→ **GIVEN INFORMATION**:
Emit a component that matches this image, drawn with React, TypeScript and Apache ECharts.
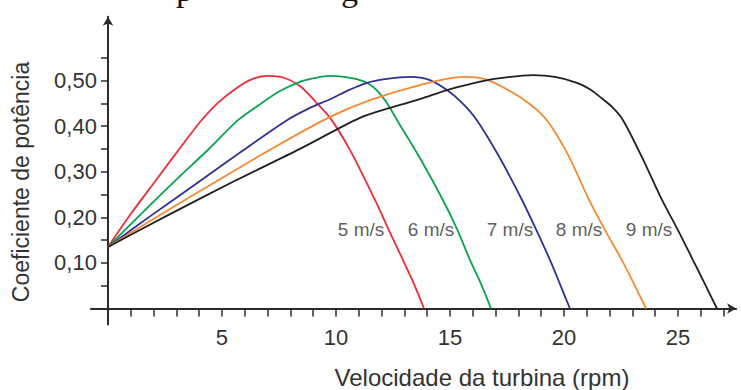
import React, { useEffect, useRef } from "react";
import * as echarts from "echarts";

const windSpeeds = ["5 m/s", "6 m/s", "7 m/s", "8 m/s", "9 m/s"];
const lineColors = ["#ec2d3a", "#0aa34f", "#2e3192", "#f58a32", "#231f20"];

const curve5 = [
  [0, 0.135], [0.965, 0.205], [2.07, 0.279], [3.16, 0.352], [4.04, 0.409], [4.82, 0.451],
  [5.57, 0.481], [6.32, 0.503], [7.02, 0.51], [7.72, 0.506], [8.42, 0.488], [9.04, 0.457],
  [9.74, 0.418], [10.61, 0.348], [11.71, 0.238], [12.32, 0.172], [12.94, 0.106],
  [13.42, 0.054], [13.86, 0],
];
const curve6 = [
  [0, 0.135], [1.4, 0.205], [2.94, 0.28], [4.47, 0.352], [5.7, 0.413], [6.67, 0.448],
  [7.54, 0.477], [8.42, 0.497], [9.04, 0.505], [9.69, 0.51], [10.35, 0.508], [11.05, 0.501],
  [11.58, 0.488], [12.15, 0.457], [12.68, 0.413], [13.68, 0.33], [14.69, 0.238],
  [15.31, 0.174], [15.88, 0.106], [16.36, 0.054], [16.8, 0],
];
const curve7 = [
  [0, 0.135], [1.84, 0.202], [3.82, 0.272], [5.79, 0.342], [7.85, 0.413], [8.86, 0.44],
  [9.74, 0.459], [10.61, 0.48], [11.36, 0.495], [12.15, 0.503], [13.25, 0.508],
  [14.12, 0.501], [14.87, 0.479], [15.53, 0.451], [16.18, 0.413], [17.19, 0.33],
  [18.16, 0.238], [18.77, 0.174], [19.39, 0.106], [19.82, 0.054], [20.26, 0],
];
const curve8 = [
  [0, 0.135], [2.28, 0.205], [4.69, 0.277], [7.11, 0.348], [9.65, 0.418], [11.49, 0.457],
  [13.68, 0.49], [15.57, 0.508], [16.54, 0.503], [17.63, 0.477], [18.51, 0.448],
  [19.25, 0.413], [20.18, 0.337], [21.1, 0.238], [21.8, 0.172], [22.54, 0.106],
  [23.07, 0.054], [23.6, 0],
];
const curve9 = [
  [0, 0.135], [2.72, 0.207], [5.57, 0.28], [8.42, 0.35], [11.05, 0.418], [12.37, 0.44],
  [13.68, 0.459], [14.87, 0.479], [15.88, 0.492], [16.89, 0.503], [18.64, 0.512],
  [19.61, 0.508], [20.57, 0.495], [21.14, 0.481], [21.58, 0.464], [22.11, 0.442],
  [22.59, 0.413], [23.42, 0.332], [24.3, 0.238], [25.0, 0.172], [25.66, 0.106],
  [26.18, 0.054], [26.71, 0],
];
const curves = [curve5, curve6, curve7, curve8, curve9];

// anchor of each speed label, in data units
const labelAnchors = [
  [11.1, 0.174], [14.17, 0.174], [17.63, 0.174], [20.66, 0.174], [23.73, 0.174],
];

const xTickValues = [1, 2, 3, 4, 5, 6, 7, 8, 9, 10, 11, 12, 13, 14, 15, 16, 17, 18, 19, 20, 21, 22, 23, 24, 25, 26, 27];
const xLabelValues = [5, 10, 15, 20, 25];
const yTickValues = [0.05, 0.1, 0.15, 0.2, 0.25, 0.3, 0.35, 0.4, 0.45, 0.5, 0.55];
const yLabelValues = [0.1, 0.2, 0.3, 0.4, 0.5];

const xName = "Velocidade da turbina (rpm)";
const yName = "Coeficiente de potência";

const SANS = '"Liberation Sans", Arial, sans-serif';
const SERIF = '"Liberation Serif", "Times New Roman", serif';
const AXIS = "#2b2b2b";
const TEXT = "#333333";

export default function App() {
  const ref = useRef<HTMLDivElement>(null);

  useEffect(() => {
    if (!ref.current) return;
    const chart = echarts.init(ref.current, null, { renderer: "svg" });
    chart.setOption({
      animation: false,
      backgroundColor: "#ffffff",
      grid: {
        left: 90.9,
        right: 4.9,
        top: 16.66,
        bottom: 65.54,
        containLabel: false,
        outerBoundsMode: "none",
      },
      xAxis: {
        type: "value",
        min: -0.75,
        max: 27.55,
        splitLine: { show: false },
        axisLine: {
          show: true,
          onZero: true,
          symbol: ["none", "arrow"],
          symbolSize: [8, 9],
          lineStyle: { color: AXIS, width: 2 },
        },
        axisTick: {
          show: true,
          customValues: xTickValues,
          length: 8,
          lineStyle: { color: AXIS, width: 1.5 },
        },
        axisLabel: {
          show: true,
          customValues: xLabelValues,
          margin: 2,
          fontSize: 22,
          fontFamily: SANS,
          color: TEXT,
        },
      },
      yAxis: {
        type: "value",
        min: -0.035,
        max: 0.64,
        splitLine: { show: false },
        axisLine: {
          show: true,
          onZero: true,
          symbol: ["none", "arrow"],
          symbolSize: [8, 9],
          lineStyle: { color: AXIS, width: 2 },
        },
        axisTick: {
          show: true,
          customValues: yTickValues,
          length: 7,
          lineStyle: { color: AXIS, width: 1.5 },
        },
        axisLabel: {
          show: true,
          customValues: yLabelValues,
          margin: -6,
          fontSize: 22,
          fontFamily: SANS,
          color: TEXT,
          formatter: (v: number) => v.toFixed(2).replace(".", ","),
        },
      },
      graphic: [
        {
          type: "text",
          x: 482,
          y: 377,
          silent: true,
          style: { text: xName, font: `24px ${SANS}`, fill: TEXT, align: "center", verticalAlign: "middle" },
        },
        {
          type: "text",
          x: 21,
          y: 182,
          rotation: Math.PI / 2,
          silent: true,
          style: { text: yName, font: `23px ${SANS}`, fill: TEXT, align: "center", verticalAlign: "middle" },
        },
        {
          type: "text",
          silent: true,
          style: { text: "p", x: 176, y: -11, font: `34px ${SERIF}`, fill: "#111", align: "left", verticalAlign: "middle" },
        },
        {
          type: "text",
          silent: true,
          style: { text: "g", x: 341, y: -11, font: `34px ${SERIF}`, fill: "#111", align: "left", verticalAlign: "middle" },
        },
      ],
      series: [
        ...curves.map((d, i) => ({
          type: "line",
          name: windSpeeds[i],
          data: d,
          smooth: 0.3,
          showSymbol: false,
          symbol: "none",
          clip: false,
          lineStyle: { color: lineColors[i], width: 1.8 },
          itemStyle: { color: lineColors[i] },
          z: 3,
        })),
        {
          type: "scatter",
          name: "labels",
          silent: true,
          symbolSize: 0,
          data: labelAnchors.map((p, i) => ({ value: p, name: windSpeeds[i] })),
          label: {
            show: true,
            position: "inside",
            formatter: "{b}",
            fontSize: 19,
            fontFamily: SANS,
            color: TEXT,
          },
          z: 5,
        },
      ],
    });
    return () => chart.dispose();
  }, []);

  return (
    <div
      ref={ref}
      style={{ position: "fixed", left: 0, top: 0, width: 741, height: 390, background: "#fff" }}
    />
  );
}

→ **WRITTEN PROBLEM**: Omit pictures; set down the rest of the material word for word.

→ **RESPONSE**:
Emit a component that matches this image, drawn with React, TypeScript and Apache ECharts.
import React, { useEffect, useRef } from "react";
import * as echarts from "echarts";

const windSpeeds = ["5 m/s", "6 m/s", "7 m/s", "8 m/s", "9 m/s"];
const lineColors = ["#ec2d3a", "#0aa34f", "#2e3192", "#f58a32", "#231f20"];

const curve5 = [
  [0, 0.135], [0.965, 0.205], [2.07, 0.279], [3.16, 0.352], [4.04, 0.409], [4.82, 0.451],
  [5.57, 0.481], [6.32, 0.503], [7.02, 0.51], [7.72, 0.506], [8.42, 0.488], [9.04, 0.457],
  [9.74, 0.418], [10.61, 0.348], [11.71, 0.238], [12.32, 0.172], [12.94, 0.106],
  [13.42, 0.054], [13.86, 0],
];
const curve6 = [
  [0, 0.135], [1.4, 0.205], [2.94, 0.28], [4.47, 0.352], [5.7, 0.413], [6.67, 0.448],
  [7.54, 0.477], [8.42, 0.497], [9.04, 0.505], [9.69, 0.51], [10.35, 0.508], [11.05, 0.501],
  [11.58, 0.488], [12.15, 0.457], [12.68, 0.413], [13.68, 0.33], [14.69, 0.238],
  [15.31, 0.174], [15.88, 0.106], [16.36, 0.054], [16.8, 0],
];
const curve7 = [
  [0, 0.135], [1.84, 0.202], [3.82, 0.272], [5.79, 0.342], [7.85, 0.413], [8.86, 0.44],
  [9.74, 0.459], [10.61, 0.48], [11.36, 0.495], [12.15, 0.503], [13.25, 0.508],
  [14.12, 0.501], [14.87, 0.479], [15.53, 0.451], [16.18, 0.413], [17.19, 0.33],
  [18.16, 0.238], [18.77, 0.174], [19.39, 0.106], [19.82, 0.054], [20.26, 0],
];
const curve8 = [
  [0, 0.135], [2.28, 0.205], [4.69, 0.277], [7.11, 0.348], [9.65, 0.418], [11.49, 0.457],
  [13.68, 0.49], [15.57, 0.508], [16.54, 0.503], [17.63, 0.477], [18.51, 0.448],
  [19.25, 0.413], [20.18, 0.337], [21.1, 0.238], [21.8, 0.172], [22.54, 0.106],
  [23.07, 0.054], [23.6, 0],
];
const curve9 = [
  [0, 0.135], [2.72, 0.207], [5.57, 0.28], [8.42, 0.35], [11.05, 0.418], [12.37, 0.44],
  [13.68, 0.459], [14.87, 0.479], [15.88, 0.492], [16.89, 0.503], [18.64, 0.512],
  [19.61, 0.508], [20.57, 0.495], [21.14, 0.481], [21.58, 0.464], [22.11, 0.442],
  [22.59, 0.413], [23.42, 0.332], [24.3, 0.238], [25.0, 0.172], [25.66, 0.106],
  [26.18, 0.054], [26.71, 0],
];
const curves = [curve5, curve6, curve7, curve8, curve9];

// anchor of each speed label, in data units
const labelAnchors = [
  [11.1, 0.174], [14.17, 0.174], [17.63, 0.174], [20.66, 0.174], [23.73, 0.174],
];

const xTickValues = [1, 2, 3, 4, 5, 6, 7, 8, 9, 10, 11, 12, 13, 14, 15, 16, 17, 18, 19, 20, 21, 22, 23, 24, 25, 26, 27];
const xLabelValues = [5, 10, 15, 20, 25];
const yTickValues = [0.05, 0.1, 0.15, 0.2, 0.25, 0.3, 0.35, 0.4, 0.45, 0.5, 0.55];
const yLabelValues = [0.1, 0.2, 0.3, 0.4, 0.5];

const xName = "Velocidade da turbina (rpm)";
const yName = "Coeficiente de potência";

const SANS = '"Liberation Sans", Arial, sans-serif';
const SERIF = '"Liberation Serif", "Times New Roman", serif';
const AXIS = "#2b2b2b";
const TEXT = "#333333";

export default function App() {
  const ref = useRef<HTMLDivElement>(null);

  useEffect(() => {
    if (!ref.current) return;
    const chart = echarts.init(ref.current, null, { renderer: "svg" });
    chart.setOption({
      animation: false,
      backgroundColor: "#ffffff",
      grid: {
        left: 90.9,
        right: 4.9,
        top: 16.66,
        bottom: 65.54,
        containLabel: false,
        outerBoundsMode: "none",
      },
      xAxis: {
        type: "value",
        min: -0.75,
        max: 27.55,
        splitLine: { show: false },
        axisLine: {
          show: true,
          onZero: true,
          symbol: ["none", "arrow"],
          symbolSize: [8, 9],
          lineStyle: { color: AXIS, width: 2 },
        },
        axisTick: {
          show: true,
          customValues: xTickValues,
          length: 8,
          lineStyle: { color: AXIS, width: 1.5 },
        },
        axisLabel: {
          show: true,
          customValues: xLabelValues,
          margin: 2,
          fontSize: 22,
          fontFamily: SANS,
          color: TEXT,
        },
      },
      yAxis: {
        type: "value",
        min: -0.035,
        max: 0.64,
        splitLine: { show: false },
        axisLine: {
          show: true,
          onZero: true,
          symbol: ["none", "arrow"],
          symbolSize: [8, 9],
          lineStyle: { color: AXIS, width: 2 },
        },
        axisTick: {
          show: true,
          customValues: yTickValues,
          length: 7,
          lineStyle: { color: AXIS, width: 1.5 },
        },
        axisLabel: {
          show: true,
          customValues: yLabelValues,
          margin: -6,
          fontSize: 22,
          fontFamily: SANS,
          color: TEXT,
          formatter: (v: number) => v.toFixed(2).replace(".", ","),
        },
      },
      graphic: [
        {
          type: "text",
          x: 482,
          y: 377,
          silent: true,
          style: { text: xName, font: `24px ${SANS}`, fill: TEXT, align: "center", verticalAlign: "middle" },
        },
        {
          type: "text",
          x: 21,
          y: 182,
          rotation: Math.PI / 2,
          silent: true,
          style: { text: yName, font: `23px ${SANS}`, fill: TEXT, align: "center", verticalAlign: "middle" },
        },
        {
          type: "text",
          silent: true,
          style: { text: "p", x: 176, y: -11, font: `34px ${SERIF}`, fill: "#111", align: "left", verticalAlign: "middle" },
        },
        {
          type: "text",
          silent: true,
          style: { text: "g", x: 341, y: -11, font: `34px ${SERIF}`, fill: "#111", align: "left", verticalAlign: "middle" },
        },
      ],
      series: [
        ...curves.map((d, i) => ({
          type: "line",
          name: windSpeeds[i],
          data: d,
          smooth: 0.3,
          showSymbol: false,
          symbol: "none",
          clip: false,
          lineStyle: { color: lineColors[i], width: 1.8 },
          itemStyle: { color: lineColors[i] },
          z: 3,
        })),
        {
          type: "scatter",
          name: "labels",
          silent: true,
          symbolSize: 0,
          data: labelAnchors.map((p, i) => ({ value: p, name: windSpeeds[i] })),
          label: {
            show: true,
            position: "inside",
            formatter: "{b}",
            fontSize: 19,
            fontFamily: SANS,
            color: TEXT,
          },
          z: 5,
        },
      ],
    });
    return () => chart.dispose();
  }, []);

  return (
    <div
      ref={ref}
      style={{ position: "fixed", left: 0, top: 0, width: 741, height: 390, background: "#fff" }}
    />
  );
}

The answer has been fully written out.